Some people went out Thursday to pick up some groceries or rent some movies. It was all in the anticipation of a storm expected to dump anywhere from 7 to 17 inches of snow across portions of the state, including Cortland County.
At the Local Food Market on North Main Street in Cortland people had been in and out talking about the storm and stocking up.
However, the shelves still looked fully stocked. People weren’t scurrying to grab what they could, some weren’t even too concerned with the forecast.
This isn’t the South. People here are used to a bit of snow.
Dyan Lombardi of Groton was picking up some groceries, not really in preparation for the storm, but to go along with her ketogenic diet and have options available. One item she was getting was a non-chemical sweetener to replace honey. However, Lombardi was not concerned about the storm. “I’ll stay in,” she said.
Lombardi’s quilting group meets every Friday. The people in the group had been talking about the storm.
Lombardi, who is retired, said her attitude toward the storm is different. “What I can’t do today I can do tomorrow,” she said.
A winter storm warning is in effect until 1 a.m. Saturday, according to the National Weather Service in Binghamton. Heavy snow is expected with accumulations between 7 and 12 inches west of interstate 81 and 11 to 17 inches along and east of interstate 81. Snow could fall heavy at times, up to 2 inches per hour.
Cortland County is among seven New York counties under the warning.

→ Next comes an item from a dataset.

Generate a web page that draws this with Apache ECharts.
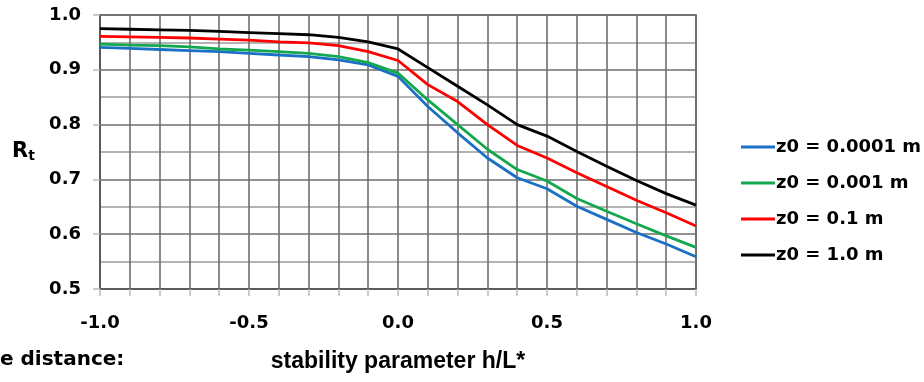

The Cortland County Sheriff’s Office had issued a travel advisory which expired at 7 a.m. today. The Madison County Sheriff’s Office issued a travel ban this morning that remains in effect until 5 p.m. today. The Weather Service warns that travel could be difficult, including during the morning commute. The National Weather Service expects heavy snow to gradually tapers off to snow showers into the evening.
Winds gusting as high as 45 mph this afternoon are expected to cause blowing and drifting snow, along with scattered power outages from downed trees and power lines.
National Grid reminded customers to clear gas vents of snow and ice to prevent carbon monoxide building up. Symptoms of carbon monoxide poisoning are similar to those of the flu, and can include headaches, weakness, confusion, chest tightness, skin redness, dizziness, nausea, sleepiness, heart fluttering or loss of muscle control. If you suspect carbon monoxide is in your home, go outside immediately, breath deeply and call 911.
Saturday sees a chance of snow showers mainly before 1 p.m. and a high temperature near 33 degrees.
Chelci Vanderweit, an employee at Bill Brothers Market in McGraw, said people had been in and out of the store throughout the day stocking up on milk, bread, eggs and more.
Sheila Cohen, an owner of the Local Food Market, was gathering food supplies, mainly for a party Monday night, but also some items for the storm. “I needed some milk,” she said. She added some fruits and vegetables, too.
While she was getting some groceries, Cohen said she hoped the storm would miss Cortland. “I’m hoping it doesn’t hit us,” she said.
Cohen had hoped to go to an event, Women Working Together, today. But she’d stay home if needed.